3) CGI script in ksh<=>slowcgi<=>FCGI=>httpd
4) CGI program (statically linked) in pure C<=>slowcgi<=>FCGI=>httpd
5) PHP :-) page (no frameworks)<=>php-fpm (with OpCache)<=>FCGI=>httpd
To my extreme surprise, the outcome was clear - it did not matter what I wrote my logic in, _anything today_ (including CGI shell script) is so fast, that 90% of time was spent on Network communication between the WebServer and the Browser. (And with TLS it is like 2x penalty ...)
All options above gave me end-to-end page generation time about 1-1.5 ms.
Guess what?
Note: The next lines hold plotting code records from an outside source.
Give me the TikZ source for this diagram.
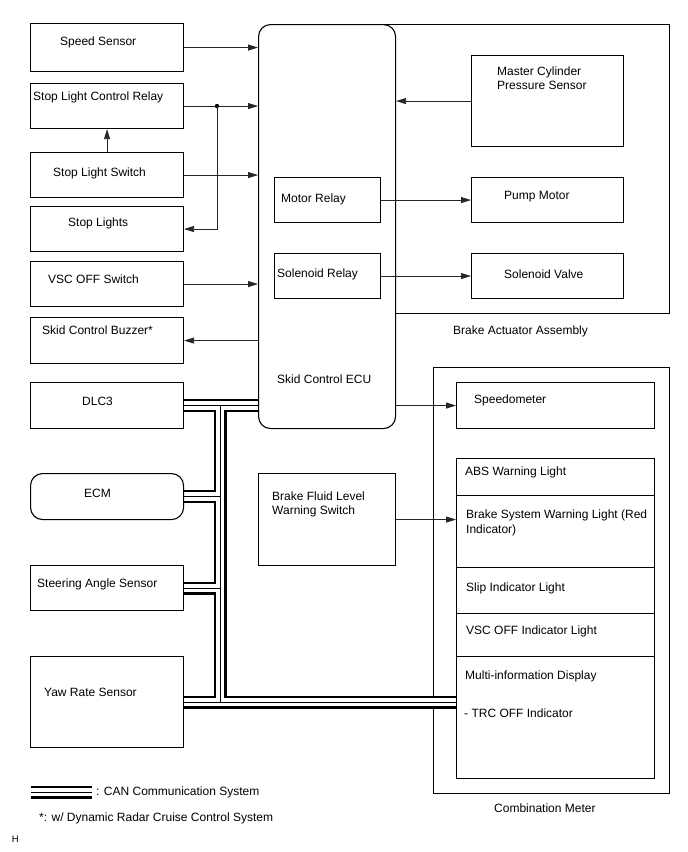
\documentclass[tikz,border=0pt]{standalone}
\usepackage{fontspec}
\setmainfont{Liberation Sans}
\usetikzlibrary{arrows.meta,calc}
\pgfdeclarelayer{background}
\pgfsetlayers{background,main}
\begin{document}
\begin{tikzpicture}[x=1pt,y=-1pt,
  box/.style={draw=black, line width=1.1pt, rectangle, inner sep=0pt, anchor=north west},
  rbox/.style={box, rounded corners=12pt},
  frame/.style={draw=black, line width=1.1pt},
  txt/.style={anchor=base west, inner sep=0pt, font=\fontsize{12}{14}\selectfont},
  arr/.style={draw=black!85, line width=0.75pt, -{Triangle[length=10pt,width=6pt]}},
  ]
\useasboundingbox (0,0) rectangle (688,852);

% meter frame (under the bus)
\begin{pgfonlayer}{background}
\node[box, minimum width=236pt, minimum height=426pt] (meter) at (433,367) {};
\end{pgfonlayer}

% left column
\node[box, minimum width=153pt, minimum height=48pt] (speed) at (30,23) {};
\node[box, minimum width=153pt, minimum height=45pt] (slcr) at (30,83) {};
\node[box, minimum width=153pt, minimum height=45pt] (sls) at (30,152) {};
\node[box, minimum width=153pt, minimum height=45pt] (sl) at (30,206) {};
\node[box, minimum width=153pt, minimum height=45pt] (vsc) at (30,261) {};
\node[box, minimum width=153pt, minimum height=46pt] (buzz) at (30,317) {};
\node[box, minimum width=153pt, minimum height=46pt] (dlc) at (30,382) {};
\node[rbox, minimum width=153pt, minimum height=46pt] (ecm) at (30,473) {};
\node[box, minimum width=153pt, minimum height=45pt] (steer) at (30,565) {};
\node[box, minimum width=153pt, minimum height=91pt] (yaw) at (30,656) {};

% meter inner boxes
\node[box, minimum width=198pt, minimum height=46pt] (speedo) at (456,382) {};
\node[box, minimum width=198pt, minimum height=37pt] (abs) at (456,458) {};
\node[box, minimum width=198pt, minimum height=72pt] (bswl) at (456,495) {};
\node[box, minimum width=198pt, minimum height=46pt] (slip) at (456,567) {};
\node[box, minimum width=198pt, minimum height=43pt] (vscl) at (456,613) {};
\node[box, minimum width=198pt, minimum height=122pt] (mid) at (456,656) {};

% ECU column
\node[rbox, minimum width=137pt, minimum height=404pt] (ecu) at (258,24) {};
\node[box, minimum width=106pt, minimum height=45pt] (motor) at (274,177) {};
\node[box, minimum width=106pt, minimum height=45pt] (solr) at (274,253) {};
\node[box, minimum width=137pt, minimum height=92pt] (bfl) at (258,473) {};

% brake actuator assembly frame (its left side is the ECU)
\coordinate (aNW) at (383.5,24.55);
\coordinate (aNE) at (669.55,24.55);
\coordinate (aSE) at (669.55,313.55);
\coordinate (aSW) at (395.55,313.55);
\draw[frame] (aNW) -- (aNE) -- (aSE) -- (aSW);
\node[box, minimum width=152pt, minimum height=91pt] (mcps) at (471,55) {};
\node[box, minimum width=152pt, minimum height=45pt] (pump) at (471,177) {};
\node[box, minimum width=152pt, minimum height=45pt] (valve) at (471,253) {};

% CAN bus
\coordinate (bx) at (220,0);
\coordinate (lg1) at (31,792);
\coordinate (lg2) at (92,792);
\begin{pgfonlayer}{background}
\foreach \lw/\lc in {13pt/black,8.6pt/white,1pt/black}{
  \draw[line width=\lw, draw=\lc]
     (dlc.east) -- (dlc.east -| ecu.west)
     (dlc.east -| bx) -- (yaw.east -| bx)
     (ecm.east) -- (ecm.east -| bx)
     (steer.east) -- (steer.east -| bx)
     (yaw.east) -- (yaw.east -| mid.west)
     (lg1) -- (lg2);
}
\end{pgfonlayer}

% arrows
\draw[arr] (speed.east) -- (speed.east -| ecu.west);
\coordinate (jx) at (217,0);
\draw[arr] (slcr.east) -- (slcr.east -| ecu.west);
\fill (slcr.east -| jx) circle (2.2pt);
\draw[arr] (slcr.east -| jx) |- (sl.east);
\draw[arr] (sls.east) -- (sls.east -| ecu.west);
\draw[arr] (sls.north) -- (slcr.south);
\draw[arr] (vsc.east) -- (vsc.east -| ecu.west);
\draw[arr] (buzz.east -| ecu.west) -- (buzz.east);
\draw[arr] (mcps.west) -- (mcps.west -| ecu.east);
\draw[arr] (motor.east) -- (motor.east -| pump.west);
\draw[arr] (solr.east) -- (solr.east -| valve.west);
\draw[arr] (speedo.west -| ecu.east) -- (speedo.west);
\draw[arr] (bfl.east) -- (bfl.east -| bswl.west);

% texts
\node[txt] (t1) at (60,45.5) {Speed Sensor};
\node[txt] (t2) at (33,100.5) {Stop Light Control Relay};
\node[txt] (t3) at (53,176.5) {Stop Light Switch};
\node[txt] (t4) at (68,226.5) {Stop Lights};
\node[txt] (t5) at (48,283.3) {VSC OFF Switch};
\node[txt] (t6) at (42,334.3) {Skid Control Buzzer*};
\node[txt] (t7) at (82,405.7) {DLC3};
\node[txt] (t8) at (84,497) {ECM};
\node[txt] (t9) at (37,587) {Steering Angle Sensor};
\node[txt] (t10) at (44,696) {Yaw Rate Sensor};
\node[txt] (t11) at (281,202.3) {Motor Relay};
\node[txt] (t12) at (277,277.3) {Solenoid Relay};
\node[txt] (t13) at (277,383.3) {Skid Control ECU};
\node[txt] (t14) at (272,500) {Brake Fluid Level};
\node[txt] (t15) at (272,514.3) {Warning Switch};
\node[txt] (t16) at (497,75.3) {Master Cylinder};
\node[txt] (t17) at (497,89.3) {Pressure Sensor};
\node[txt] (t18) at (504,199.3) {Pump Motor};
\node[txt] (t19) at (504,278.3) {Solenoid Valve};
\node[txt] (t20) at (453,334.3) {Brake Actuator Assembly};
\node[txt] (t21) at (474,403.7) {Speedometer};
\node[txt] (t22) at (465,475.3) {ABS Warning Light};
\node[txt] (t23) at (466,518.7) {Brake System Warning Light (Red};
\node[txt] (t24) at (466,533.3) {Indicator)};
\node[txt] (t25) at (466,591) {Slip Indicator Light};
\node[txt] (t26) at (466,634) {VSC OFF Indicator Light};
\node[txt] (t27) at (465,679.3) {Multi-information Display};
\node[txt] (t28) at (464,717) {- TRC OFF Indicator};
\node[txt] (t29) at (494,812.7) {Combination Meter};
\node[txt] (t30) at (96,795.3) {: CAN Communication System};
\node[txt] (t31) at (39,821) {*: w/ Dynamic Radar Cruise Control System};
\node[txt, font=\fontsize{9.5}{11}\selectfont] (t32) at (11.7,842.3) {H};
\end{tikzpicture}
\end{document}
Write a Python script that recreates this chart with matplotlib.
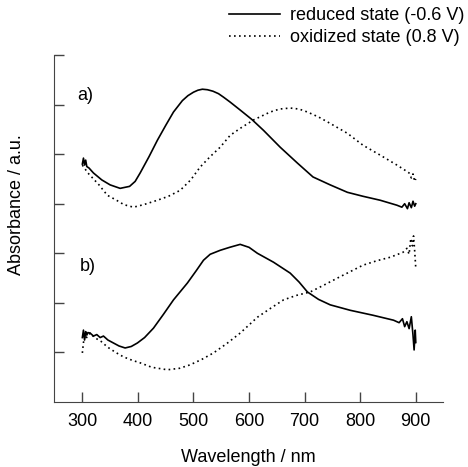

Beyond "Hello World", with page size of 500Kb+, PHP was faster than anything else, including native "httpd patch" in C.
As side effect, I also confirmed that Libevent-based absolutely gorgeous OpenBSD httpd works slightly slower than standard pre-fork Apache httpd from pkg_add. (It gave me sub-ms times, just like 7 years ago)
Who would say ...
What also happened is that any framework (PHP or I even tried nodejs) or writing CGI in Python increased my end-to-end page generation time 10x, to double-digit ms.
I remember last week someone here was talking about writing business applications / servers for clients in C++, delivering them as single executable file.
I would be very interested to hear how that person's observations correlate with mine above.
G'day everyone!
Hello world apps don't mean much.
"Just because you can, doesn't mean you should."
Ironically I could say the same about the JS ecosystem.